RCL Foods’ Chicken business unit delivered an EBITDA (Earnings Before Interest, Taxes, Depreciation and Amortisation) down 62 per cent on the comparable period last year, despite gains in the company’s Quick Service Restaurant (QSR) share.
The company blamed the market crisis on ‘massive oversupply’, caused by surplus domestic volumes and what it called ‘dumped imports’.
South Africa negotiated an agreement with the US last year that involved tariff-free quotas of key agricultural products such as chicken from the US, in return for preferential trade rules under the African Growth and Opportunity Act (AGOA).
RCL Foods said it supports the renewal of this trade agreement for reasons of national interest even though it is detrimental to the poultry industry.
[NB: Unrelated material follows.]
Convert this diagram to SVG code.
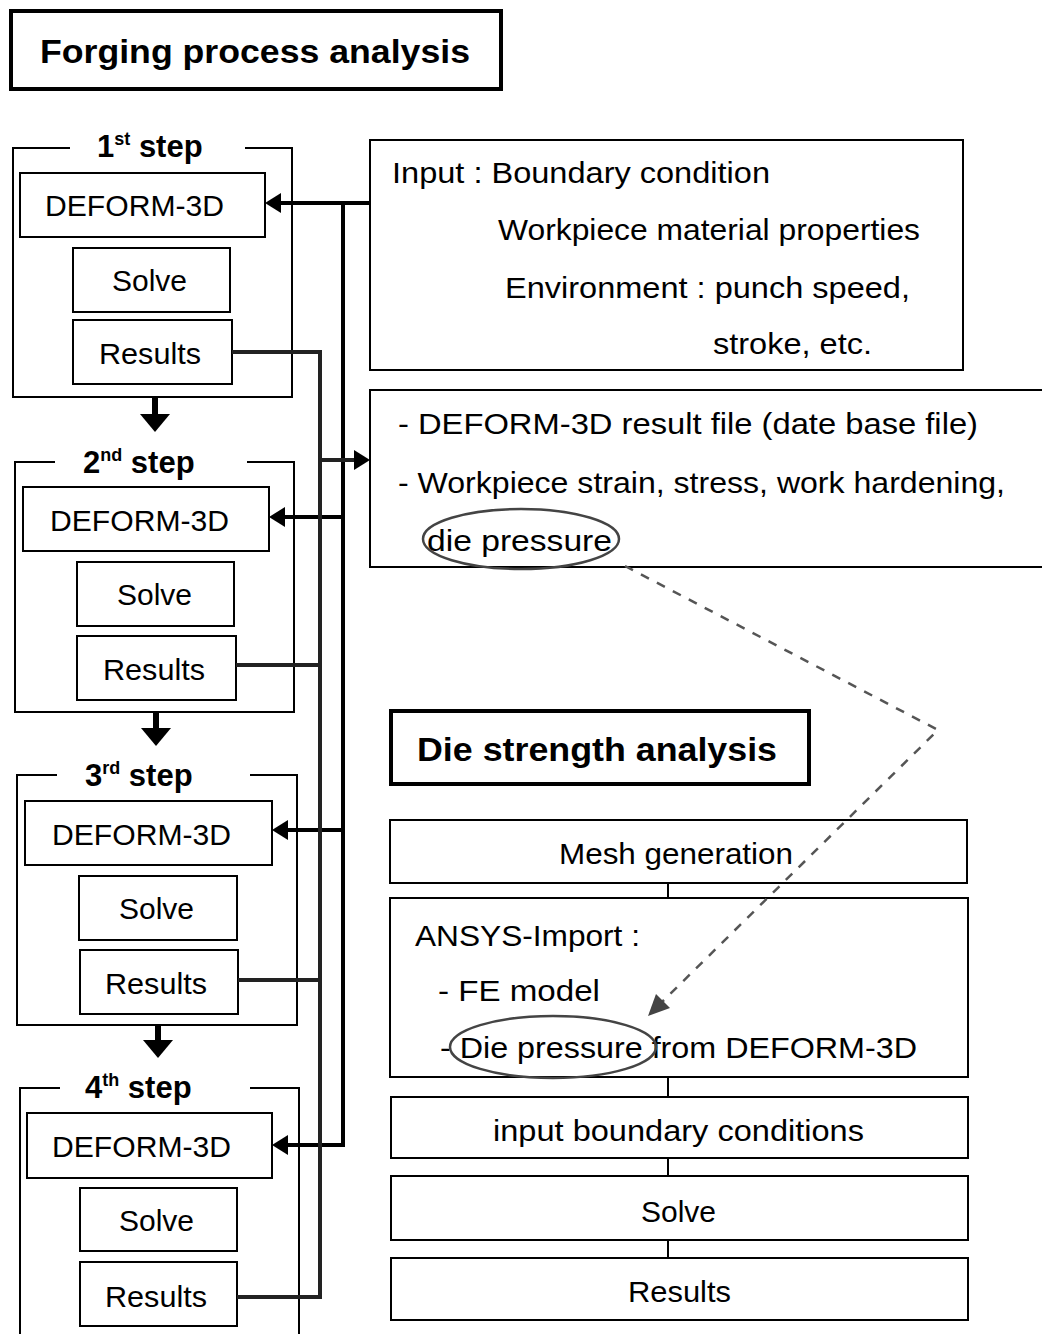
<svg xmlns="http://www.w3.org/2000/svg" width="1042" height="1334" viewBox="0 0 1042 1334">
<style>
.box{fill:#fff;stroke:#000;stroke-width:2}
.cont{fill:none;stroke:#000;stroke-width:2}
.title{fill:#fff;stroke:#000;stroke-width:4}
.t{font-family:"Liberation Sans",Arial,sans-serif;font-size:29px;fill:#000}
.tb{font-family:"Liberation Sans",Arial,sans-serif;font-size:33px;font-weight:bold;fill:#000}
.st{font-family:"Liberation Sans",Arial,sans-serif;font-size:31px;font-weight:bold;fill:#000}
.sup{font-size:18px}
.inl{fill:none;stroke:#000;stroke-width:4}
.res{fill:none;stroke:#222;stroke-width:4}
.thin{fill:none;stroke:#000;stroke-width:2}
.dash{fill:none;stroke:#555;stroke-width:2.5;stroke-dasharray:9 9}
.ell{fill:none;stroke:#444;stroke-width:2.5}
</style>

<g id="title-forging">
<rect class="title" x="11" y="11" width="490" height="78"/>
<text class="tb" x="40" y="63" textLength="430" lengthAdjust="spacingAndGlyphs">Forging process analysis</text>
</g>

<g id="step1">
<path class="cont" d="M70,148 H13 V397 H292 V148 H245"/>
<text class="st" x="97" y="157">1<tspan class="sup" dy="-12">st</tspan><tspan dy="12"> step</tspan></text>
<rect class="box" x="20" y="173" width="245" height="64"/>
<text class="t" x="45" y="216" textLength="179" lengthAdjust="spacingAndGlyphs">DEFORM-3D</text>
<rect class="box" x="73" y="248" width="157" height="64"/>
<text class="t" x="112" y="291" textLength="75" lengthAdjust="spacingAndGlyphs">Solve</text>
<rect class="box" x="73" y="320" width="159" height="64"/>
<text class="t" x="99" y="364" textLength="102" lengthAdjust="spacingAndGlyphs">Results</text>
</g>

<g id="step2">
<path class="cont" d="M55,462 H15 V712 H294 V462 H247"/>
<text class="st" x="83" y="473">2<tspan class="sup" dy="-12">nd</tspan><tspan dy="12"> step</tspan></text>
<rect class="box" x="23" y="487" width="246" height="64"/>
<text class="t" x="50" y="531" textLength="179" lengthAdjust="spacingAndGlyphs">DEFORM-3D</text>
<rect class="box" x="77" y="562" width="157" height="64"/>
<text class="t" x="117" y="605" textLength="75" lengthAdjust="spacingAndGlyphs">Solve</text>
<rect class="box" x="77" y="636" width="159" height="64"/>
<text class="t" x="103" y="680" textLength="102" lengthAdjust="spacingAndGlyphs">Results</text>
</g>

<g id="step3">
<path class="cont" d="M57,775 H17 V1025 H297 V775 H250"/>
<text class="st" x="85" y="786">3<tspan class="sup" dy="-12">rd</tspan><tspan dy="12"> step</tspan></text>
<rect class="box" x="25" y="801" width="247" height="64"/>
<text class="t" x="52" y="845" textLength="179" lengthAdjust="spacingAndGlyphs">DEFORM-3D</text>
<rect class="box" x="79" y="876" width="158" height="64"/>
<text class="t" x="119" y="919" textLength="75" lengthAdjust="spacingAndGlyphs">Solve</text>
<rect class="box" x="80" y="950" width="158" height="64"/>
<text class="t" x="105" y="994" textLength="102" lengthAdjust="spacingAndGlyphs">Results</text>
</g>

<g id="step4">
<path class="cont" d="M60,1088 H20 V1334 M299,1334 V1088 H250"/>
<text class="st" x="85" y="1098">4<tspan class="sup" dy="-12">th</tspan><tspan dy="12"> step</tspan></text>
<rect class="box" x="27" y="1113" width="245" height="65"/>
<text class="t" x="52" y="1157" textLength="179" lengthAdjust="spacingAndGlyphs">DEFORM-3D</text>
<rect class="box" x="80" y="1188" width="157" height="63"/>
<text class="t" x="119" y="1231" textLength="75" lengthAdjust="spacingAndGlyphs">Solve</text>
<rect class="box" x="80" y="1262" width="157" height="64"/>
<text class="t" x="105" y="1307" textLength="102" lengthAdjust="spacingAndGlyphs">Results</text>
</g>

<g id="input-box">
<rect class="box" x="370" y="140" width="593" height="230"/>
<text class="t" x="392" y="183" textLength="378" lengthAdjust="spacingAndGlyphs">Input : Boundary condition</text>
<text class="t" x="498" y="240" textLength="422" lengthAdjust="spacingAndGlyphs">Workpiece material properties</text>
<text class="t" x="505" y="298" textLength="405" lengthAdjust="spacingAndGlyphs">Environment : punch speed,</text>
<text class="t" x="713" y="354" textLength="159" lengthAdjust="spacingAndGlyphs">stroke, etc.</text>
</g>

<g id="result-file-box">
<path class="cont" d="M1042,390 H370 V567 H1042"/>
<text class="t" x="398" y="434" textLength="580" lengthAdjust="spacingAndGlyphs">- DEFORM-3D result file (date base file)</text>
<text class="t" x="398" y="493" textLength="607" lengthAdjust="spacingAndGlyphs">- Workpiece strain, stress, work hardening,</text>
<text class="t" x="427" y="551" textLength="185" lengthAdjust="spacingAndGlyphs">die pressure</text>
<ellipse class="ell" cx="521" cy="539" rx="98" ry="30"/>
</g>

<g id="title-die">
<rect class="title" x="391" y="711" width="418" height="73"/>
<text class="tb" x="417" y="761" textLength="360" lengthAdjust="spacingAndGlyphs">Die strength analysis</text>
</g>

<g id="mesh">
<rect class="box" x="390" y="820" width="577" height="63"/>
<text class="t" x="559" y="864" textLength="234" lengthAdjust="spacingAndGlyphs">Mesh generation</text>
</g>

<g id="ansys">
<rect class="box" x="390" y="898" width="578" height="179"/>
<text class="t" x="415" y="946" textLength="225" lengthAdjust="spacingAndGlyphs">ANSYS-Import :</text>
<text class="t" x="438" y="1001" textLength="162" lengthAdjust="spacingAndGlyphs">- FE model</text>
<text class="t" x="440" y="1058" textLength="477" lengthAdjust="spacingAndGlyphs">- Die pressure from DEFORM-3D</text>
<ellipse class="ell" cx="553" cy="1047" rx="103" ry="31"/>
</g>

<g id="input-bc">
<rect class="box" x="391" y="1097" width="577" height="61"/>
<text class="t" x="493" y="1141" textLength="371" lengthAdjust="spacingAndGlyphs">input boundary conditions</text>
</g>

<g id="die-solve">
<rect class="box" x="391" y="1176" width="577" height="64"/>
<text class="t" x="641" y="1222" textLength="75" lengthAdjust="spacingAndGlyphs">Solve</text>
</g>

<g id="die-results">
<rect class="box" x="391" y="1258" width="577" height="62"/>
<text class="t" x="628" y="1302" textLength="103" lengthAdjust="spacingAndGlyphs">Results</text>
</g>

<g id="connectors">
<path class="inl" d="M370,203 H276"/>
<path class="inl" d="M343,203 V1145 H281"/>
<path class="inl" d="M343,517 H280"/>
<path class="inl" d="M343,830 H283"/>
<polygon points="265,203 281,193 281,213" fill="#000"/>
<polygon points="269,517 285,507 285,527" fill="#000"/>
<polygon points="272,830 288,820 288,840" fill="#000"/>
<polygon points="272,1145 288,1135 288,1155" fill="#000"/>
<path class="res" d="M232,352 H320 V1297 H237"/>
<path class="res" d="M236,665 H320"/>
<path class="res" d="M238,980 H320"/>
<path class="res" d="M320,460 H356"/>
<polygon points="370,460 354,450 354,470" fill="#000"/>
<path d="M155,397 V416" stroke="#000" stroke-width="6"/>
<polygon points="140,414 170,414 155,432" fill="#000"/>
<path d="M156,712 V730" stroke="#000" stroke-width="6"/>
<polygon points="141,728 171,728 156,746" fill="#000"/>
<path d="M158,1025 V1042" stroke="#000" stroke-width="6"/>
<polygon points="143,1040 173,1040 158,1058" fill="#000"/>
<path class="thin" d="M668,883 V898"/>
<path class="thin" d="M668,1077 V1097"/>
<path class="thin" d="M668,1158 V1176"/>
<path class="thin" d="M668,1240 V1258"/>
<path class="dash" d="M625,566 L938,730 L662,1002"/>
<polygon points="648,1016 656,994 670,1008" fill="#444"/>
</g>
</svg>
The 65,000-ton quota, relative to the total annual poultry consumption in South Africa, is not substantial, yet it is a further source of supply in an extremely oversupplied market. The company said it is changing its business model to cope with these market conditions.
RCL Foods said it is working with others in the industry to try and reduce imports from other areas, such as by pushing for a 37 per cent import tariff on European Union bone-in chicken products.
The company added that it supports new South African rules limiting the injection of brine into poultry products, saying that: "excessive injection levels by the larger manufacturers has compromised the integrity of South African chicken and the poultry industry."